### Problem to work on
In your copy, leave out the pictures; write out all the data exactly.

### Information supplied
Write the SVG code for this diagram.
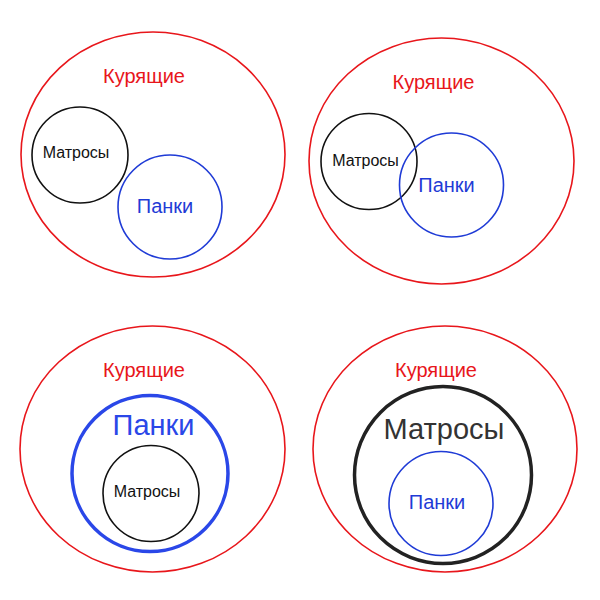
<svg xmlns="http://www.w3.org/2000/svg" width="600" height="600" viewBox="0 0 600 600">
<style>
text{font-family:"Liberation Sans",Arial,sans-serif;text-anchor:middle}
.red{fill:none;stroke:#e8161b;stroke-width:1.6}
.blk{fill:none;stroke:#111;stroke-width:1.6}
.blu{fill:none;stroke:#1f3bd6;stroke-width:1.6}
.tr{fill:#e8161b;font-size:20px}
.tk{fill:#111;font-size:16px}
.tb{fill:#1f3bd6;font-size:20px}
</style>
<rect width="600" height="600" fill="#fff"/>
<g id="panel1">
<g id="smokers1"><ellipse class="red" cx="153" cy="154.5" rx="132" ry="122.5"/><text class="tr" x="144" y="83">Курящие</text></g>
<g id="sailors1"><circle class="blk" cx="80" cy="155" r="48"/><text class="tk" x="76" y="158">Матросы</text></g>
<g id="punks1"><circle class="blu" cx="170" cy="207" r="52"/><text class="tb" x="165" y="213">Панки</text></g>
</g>
<g id="panel2">
<g id="smokers2"><ellipse class="red" cx="441.5" cy="161" rx="132.5" ry="123"/><text class="tr" x="433.5" y="89">Курящие</text></g>
<g id="sailors2"><circle class="blk" cx="369" cy="161.5" r="48"/><text class="tk" x="365.5" y="166">Матросы</text></g>
<g id="punks2"><circle class="blu" cx="451.5" cy="185" r="52"/><text class="tb" x="446.5" y="192">Панки</text></g>
</g>
<g id="panel3">
<g id="smokers3"><ellipse class="red" cx="152.5" cy="449" rx="132.5" ry="123"/><text class="tr" x="144" y="377">Курящие</text></g>
<g id="punks3"><circle fill="none" stroke="#2a47e8" stroke-width="3.5" cx="150" cy="473.5" r="78"/><text fill="#2a47e8" font-size="29" x="153.5" y="435">Панки</text></g>
<g id="sailors3"><circle class="blk" cx="151" cy="493.5" r="48"/><text class="tk" x="147" y="497">Матросы</text></g>
</g>
<g id="panel4">
<g id="smokers4"><ellipse class="red" cx="445" cy="449" rx="132" ry="123"/><text class="tr" x="436" y="377">Курящие</text></g>
<g id="sailors4"><circle fill="none" stroke="#222" stroke-width="3.5" cx="443" cy="475" r="88.5"/><text fill="#333" font-size="29" x="444" y="439">Матросы</text></g>
<g id="punks4"><circle class="blu" cx="441" cy="503.5" r="52"/><text class="tb" x="437" y="509">Панки</text></g>
</g>
</svg>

### Response
Write the SVG code for this diagram.
<svg xmlns="http://www.w3.org/2000/svg" width="600" height="600" viewBox="0 0 600 600">
<style>
text{font-family:"Liberation Sans",Arial,sans-serif;text-anchor:middle}
.red{fill:none;stroke:#e8161b;stroke-width:1.6}
.blk{fill:none;stroke:#111;stroke-width:1.6}
.blu{fill:none;stroke:#1f3bd6;stroke-width:1.6}
.tr{fill:#e8161b;font-size:20px}
.tk{fill:#111;font-size:16px}
.tb{fill:#1f3bd6;font-size:20px}
</style>
<rect width="600" height="600" fill="#fff"/>
<g id="panel1">
<g id="smokers1"><ellipse class="red" cx="153" cy="154.5" rx="132" ry="122.5"/><text class="tr" x="144" y="83">Курящие</text></g>
<g id="sailors1"><circle class="blk" cx="80" cy="155" r="48"/><text class="tk" x="76" y="158">Матросы</text></g>
<g id="punks1"><circle class="blu" cx="170" cy="207" r="52"/><text class="tb" x="165" y="213">Панки</text></g>
</g>
<g id="panel2">
<g id="smokers2"><ellipse class="red" cx="441.5" cy="161" rx="132.5" ry="123"/><text class="tr" x="433.5" y="89">Курящие</text></g>
<g id="sailors2"><circle class="blk" cx="369" cy="161.5" r="48"/><text class="tk" x="365.5" y="166">Матросы</text></g>
<g id="punks2"><circle class="blu" cx="451.5" cy="185" r="52"/><text class="tb" x="446.5" y="192">Панки</text></g>
</g>
<g id="panel3">
<g id="smokers3"><ellipse class="red" cx="152.5" cy="449" rx="132.5" ry="123"/><text class="tr" x="144" y="377">Курящие</text></g>
<g id="punks3"><circle fill="none" stroke="#2a47e8" stroke-width="3.5" cx="150" cy="473.5" r="78"/><text fill="#2a47e8" font-size="29" x="153.5" y="435">Панки</text></g>
<g id="sailors3"><circle class="blk" cx="151" cy="493.5" r="48"/><text class="tk" x="147" y="497">Матросы</text></g>
</g>
<g id="panel4">
<g id="smokers4"><ellipse class="red" cx="445" cy="449" rx="132" ry="123"/><text class="tr" x="436" y="377">Курящие</text></g>
<g id="sailors4"><circle fill="none" stroke="#222" stroke-width="3.5" cx="443" cy="475" r="88.5"/><text fill="#333" font-size="29" x="444" y="439">Матросы</text></g>
<g id="punks4"><circle class="blu" cx="441" cy="503.5" r="52"/><text class="tb" x="437" y="509">Панки</text></g>
</g>
</svg>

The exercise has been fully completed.